Discussion in 'Wood and Canvas' started by white cedar, Jan 14, 2011.

  1. white cedar

    white cedar Curious about Wooden Canoes

    Hi: I am in the process of hanging the seat in a new solo canoe. Traditionally, seats are hung from the inwales on bronze bolts and spacer dowels. However, I was wondering if anyone has mounted the seat on cleats that were attached inside the hull? Your input would be appreciated!
  2. Dave Wermuth

    Dave Wermuth Who hid my paddle?


    lots of seats are set on cleats. Rushton, Shell Lake, and many others.
  3. Lew's Canoes

    Lew's Canoes Canoe Builder

    Solo Seat Angle

    Can anyone suggest the best angle to place a solo seat at for a canoe to be paddled from the kneeling position? I suppose it's a matter of whatever fits your butt, but someone must have worked this out already! Thanks, Lew
  4. JClearwater

    JClearwater Wooden Canoes are in the Blood

    For me at 5'10" the front of the seat is 1" lower than the back edge. That's assuming a typical width seat. The front edge, again for me, is about 9.5" above the bottom of the canoe or more correctly above the kneeling mat. You might try experimenting in your living room with the seat and a stack of blocks under each corner of the frame. If you set it too low you can't get your feet with shoes out from under when you want to switch from kneeling to sitting.

    Good luck,
    Jim C.
  5. Todd Bradshaw

    Todd Bradshaw Sailmaker

    If you've ever paddled a solo boat with a saddle, you probably noticed that the control over the boat was fantastic, compared to sitting on a seat. I suppose a big block of gray ethafoam is out of the question from a cosmetic standpoint, but if we could come up with some sort of wood and cane saddle, it would be very cool.

    The "cleats" that seats hang on are actually called "seat risers" in wooden boat language. Unfortunately though, if you do a google image search for seat risers to get some inspiration, about 95% of what shows up are for toilet seats.....eeeeeuuuuuuuwwww.
  6. Dan Miller

    Dan Miller cranky canoeist Staff Member

  7. pklonowski

    pklonowski Unrepentant Canoeist

    I had heard from someone (don't recall who or how many years back) that 15 degrees is a good starting point. Set up a mock up as suggested earlier, and play with it...

    Better yet, engineer the rig with adjustability in mind, so you can change mounting post lengths, or shims on the cleats, without too much difficulty.
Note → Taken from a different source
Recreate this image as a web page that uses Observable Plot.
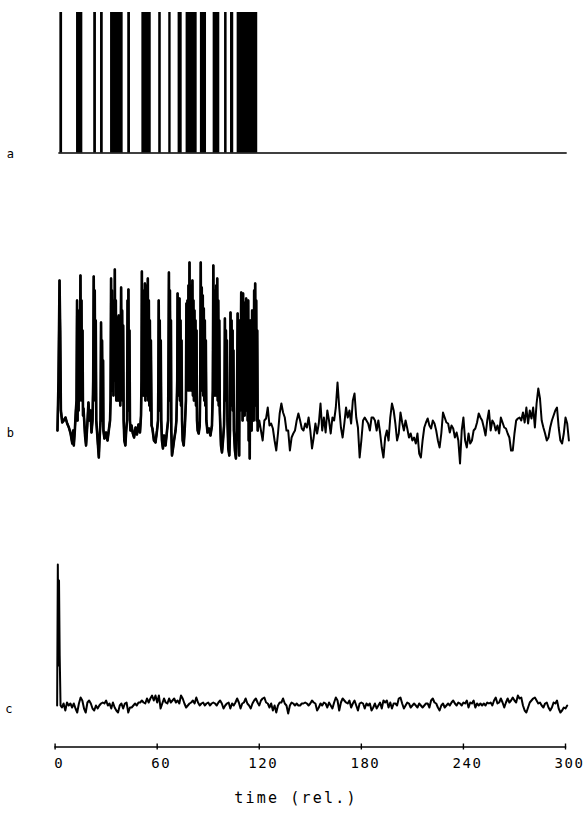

Then you can play with it in real time, on the water, where it matters.
  8. Max Peterson

    Max Peterson LOVES Wooden Canoes

    Lew, I use 15 degrees. It works for me on my little kneeling or "Buddha Bench". The advantage of my little bench is the ease of moving it about, side to side to move the canoe to the bilge and forward and backward to accomodate load and wind. Control is much better kneeling than sitting.